Savings

Treasury Bills vs. a Savings Account: Where Should Your First GHS 1,000 Go?

Maxwell Hedidor · · 6 min read

You have GHS 1,000 sitting in your mobile wallet and you want it to actually grow. Two options keep coming up: a savings account at your bank or a Treasury Bill from the government. Both are safe. Both pay interest. But they are not the same thing, and choosing the wrong one for your situation can cost you real money.

What is a Treasury Bill?

A Treasury Bill (T-bill) is a short-term debt instrument issued by the Government of Ghana and auctioned weekly through the Bank of Ghana. You lend money to the government for a fixed period — 91 days, 182 days, or 364 days — and at the end you get your principal back plus interest. As of mid-2026, the 91-day T-bill rate sits around 27%, annualised. That is not a typo.
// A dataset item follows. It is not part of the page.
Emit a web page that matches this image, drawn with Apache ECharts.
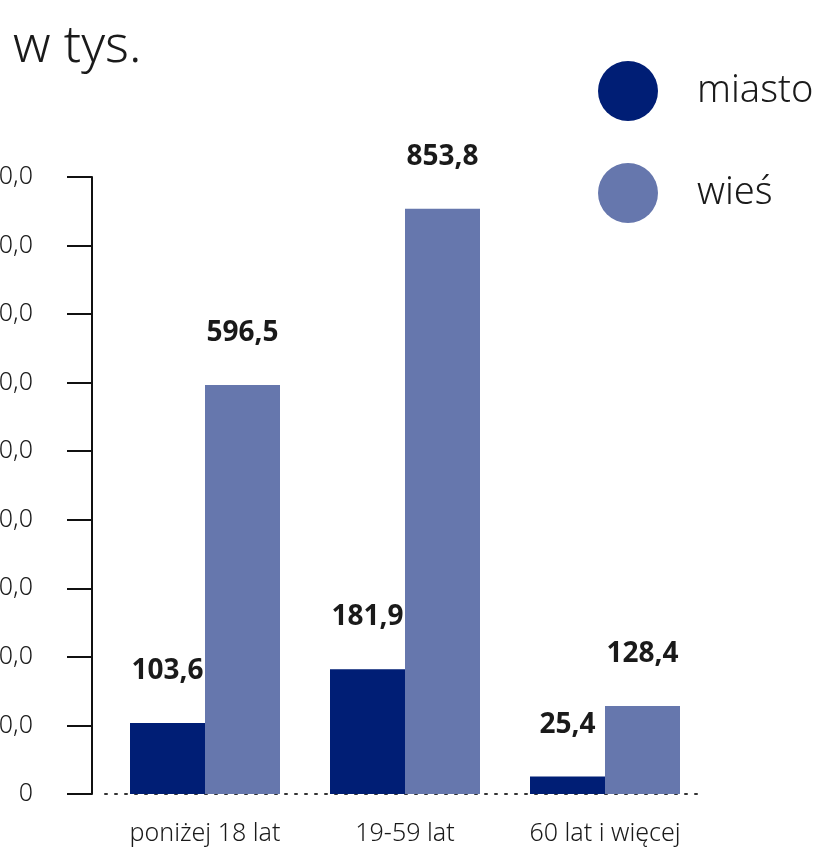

What is a Savings Account?

A savings account is a deposit you hold at a licensed bank or savings and loans company. Your money is liquid — you can withdraw anytime — and the bank pays you interest, typically between 8% and 15% per year depending on the institution and account type. Some premium accounts go higher, but the majority of basic savings accounts cluster at the lower end of that range.

The Returns Gap is Real

At 27% annualised, a 91-day T-bill on GHS 1,000 earns you roughly GHS 67 in interest over three months. A savings account at 10% pays about GHS 25 over the same period. That GHS 42 difference doesn't sound life-changing on GHS 1,000, but it scales. On GHS 10,000 the gap is GHS 420 per quarter. Over a year that's GHS 1,700 more in your pocket — just from choosing the right instrument.

The Liquidity Trade-Off

Here is where savings accounts win back ground. Your money in a savings account is available whenever you need it — today, right now, at 2am via mobile banking. T-bills are locked until maturity. If something comes up mid-way, you can sell your T-bill on the secondary market or request early liquidation from your broker, but you'll typically receive a reduced rate and it takes a few business days to process. For your emergency fund, that delay matters.
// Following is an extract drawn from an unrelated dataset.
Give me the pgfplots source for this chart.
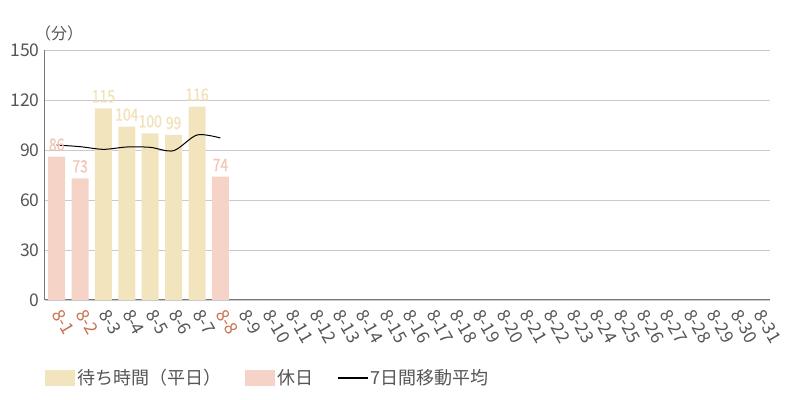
\documentclass[border=0pt]{standalone}
\usepackage{pgfplots}
\pgfplotsset{compat=1.18}
\usepackage{fontspec}
\setmainfont{Noto Sans CJK JP}
\newfontfamily\condfont[FakeStretch=0.82, FakeBold=1]{Noto Sans CJK JP}

\definecolor{wkbar}{HTML}{F2E5BE}
\definecolor{holbar}{HTML}{F5D4C7}
\definecolor{wklab}{HTML}{F0E1B6}
\definecolor{hollab}{HTML}{F2C5B5}
\definecolor{holtick}{HTML}{C9714F}
\definecolor{txt}{HTML}{555555}
\definecolor{gridc}{HTML}{CBC8CF}

\begin{document}
\begin{tikzpicture}
\begin{axis}[
  scale only axis,
  width=725pt, height=250pt,
  xmin=0.5, xmax=31.5,
  ymin=0, ymax=150,
  clip=false,
  ytick={0,30,60,90,120,150},
  xtick={1,...,31},
  xticklabels={{\color{holtick}8-1},{\color{holtick}8-2},8-3,8-4,8-5,8-6,8-7,{\color{holtick}8-8},
    8-9,8-10,8-11,8-12,8-13,8-14,8-15,8-16,8-17,8-18,8-19,8-20,8-21,8-22,8-23,8-24,
    8-25,8-26,8-27,8-28,8-29,8-30,8-31},
  axis lines*=left,
  axis line style={color=txt!80, line width=1pt, -},
  major tick length=0pt,
  ymajorgrids,
  grid style={color=gridc, line width=0.8pt},
  /pgf/number format/assume math mode=true,
  yticklabel style={font=\fontsize{17.5}{17.5}\selectfont, text=txt, xshift=-2pt},
  xticklabel style={font=\fontsize{17.5}{17.5}\selectfont, text=txt, inner sep=0pt,
    xshift=0.5pt, yshift=-11pt, rotate=-60, anchor=west},
  legend style={at={(0,0)}, anchor=west, yshift=-78pt, draw=none, fill=none,
    inner sep=0pt, font=\fontsize{18}{18}\selectfont, text=txt,
    /tikz/every even column/.append style={column sep=22pt}},
  legend columns=-1,
  legend cell align=left,
]
\addplot[ybar, bar width=17pt, bar shift=0pt, fill=wkbar, draw=none,
  nodes near coords,
  nodes near coords style={font=\condfont\fontsize{17}{17}\selectfont, text=wklab, anchor=south, inner sep=0pt, yshift=5.5pt},
  legend image code/.code={\fill[wkbar] (0pt,-8pt) rectangle (30pt,8pt);}]
  coordinates {(3,115) (4,104) (5,100) (6,99) (7,116)};
\addlegendentry{待ち時間（平日）}
\addplot[ybar, bar width=17pt, bar shift=0pt, fill=holbar, draw=none,
  nodes near coords,
  nodes near coords style={font=\condfont\fontsize{17}{17}\selectfont, text=hollab, anchor=south, inner sep=0pt, yshift=5.5pt},
  legend image code/.code={\fill[holbar] (0pt,-8pt) rectangle (30pt,8pt);}]
  coordinates {(1,86) (2,73) (8,74)};
\addlegendentry{休日}
\addplot[black, line width=1pt, smooth, mark=none,
  legend image code/.code={\draw[black, line width=1.3pt] (0pt,0pt) -- (30pt,0pt);}]
  coordinates {(1,93) (2,92) (3,90.4) (4,91.8) (5,91.6) (6,89.6) (7,99) (8,97.2)};
\addlegendentry{7日間移動平均}
\node[anchor=west, text=txt, font=\fontsize{16}{16}\selectfont, inner sep=0pt]
  at (axis description cs:0,1) [xshift=-10pt, yshift=17pt] {（分）};
\end{axis}
\pgfresetboundingbox
\path[use as bounding box] ([shift={(-45pt,-100pt)}]current axis.south west)
  rectangle ([shift={(30pt,50pt)}]current axis.north east);
\end{tikzpicture}
\end{document}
Risk: Both Are Low, But Different

T-bills carry sovereign risk — the risk that the Government of Ghana defaults. In practice, Ghana has never defaulted on local-currency T-bills, and the 2023 DDEP only restructured longer-dated bonds, not 91-day bills. Savings accounts carry the credit risk of the individual bank, partly cushioned by the GHS 50,000 deposit protection from the Ghana Deposit Protection Corporation. Both are low risk. Neither is zero risk.

Minimum Investment

Most bank savings accounts have no minimum or a very small one (GHS 10–50). T-bills through a bank or licensed SEC broker typically have a minimum of GHS 100–500, though some platforms have brought this down. Check your broker's terms.

So Where Should Your GHS 1,000 Go?

The honest answer depends on what you're saving for:

  • Emergency fund — keep it in a savings account. Liquidity beats rate when life happens.

  • Saving for something 3–12 months away — T-bills are the obvious choice. You know the date, you know the return.

  • Unsure when you'll need it — split it. Three months of expenses in savings, the rest in 91-day bills you roll over every quarter.

The government's interest rate is a tool available to every Ghanaian with a bank account. There's no secret club. You just have to open the door.